China doesn’t have the same legal protections around data privacy as the EU. Does Tao have any advice for newcomers to open banking beyond the need to tick all the right boxes on consent?

“Alipay started Chinese-style open banking seven years ago by aggregating bank accounts behind the Alipay wallet,” he says. “We’ve been able to understand the value of customer data and by developing technology to transfer payment from customer to merchant in seconds, we have vastly improved the user experience.

“We think this will be a game-changer in Europe where our QR code is a new payment rail, different to contactless which runs on the existing rails. As well as speed, we offer higher security and a lower fraud rate than with credit cards.”

Tao offers: “The key lesson in open banking is that trust is fundamental. You have to explain fully to customers in very simple language exactly what you intend to do with their data and what they can expect in return. Customers need to see a tangible benefit to them.”

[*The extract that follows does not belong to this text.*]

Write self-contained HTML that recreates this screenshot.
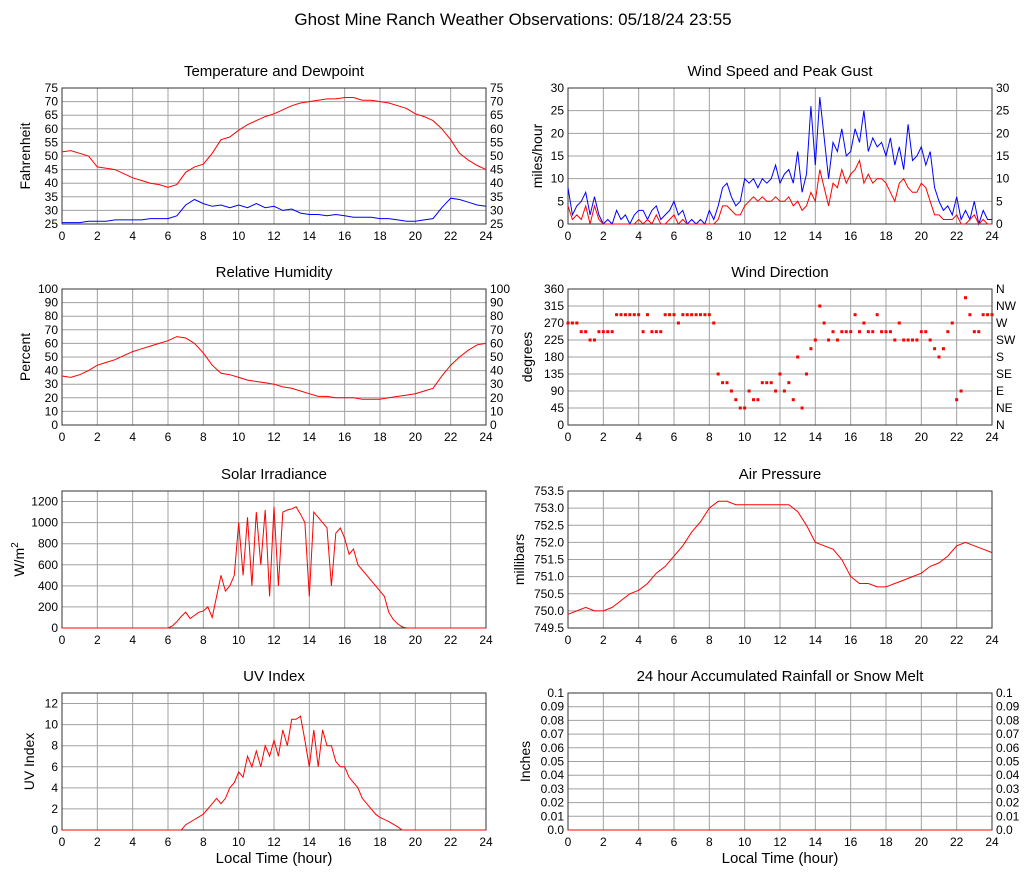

In Europe, this thinking is still evolving. The reaction of Facebook’s millions of users remains to be seen, but the key lesson probably boils down to the meme pointing out that “if the service is free, you are the product”. There is a growing expectation that consumers will seek to sell their own data rather than have others harvest it.

Cyber security is turning to ways to prevent scraping of data from open sites. If customers don’t get paid in cash, they might demand discounts or rewards in clubs that start to resemble the famed closed loop.

Euromoney asks Tao about the company’s ambitions to acquire more non-Chinese customers.

“We have 200 million in India via our joint venture with Paytm and we are investing in Pakistan with Telenor,” he says. “We also have partnerships in Malaysia, Thailand, Korea and Hong Kong. This, for now, is our global footprint.”

And outside Asia? He’s not giving much away.

“We are prospecting in Europe where it is very likely that we will also proceed in partnerships,” says Tao.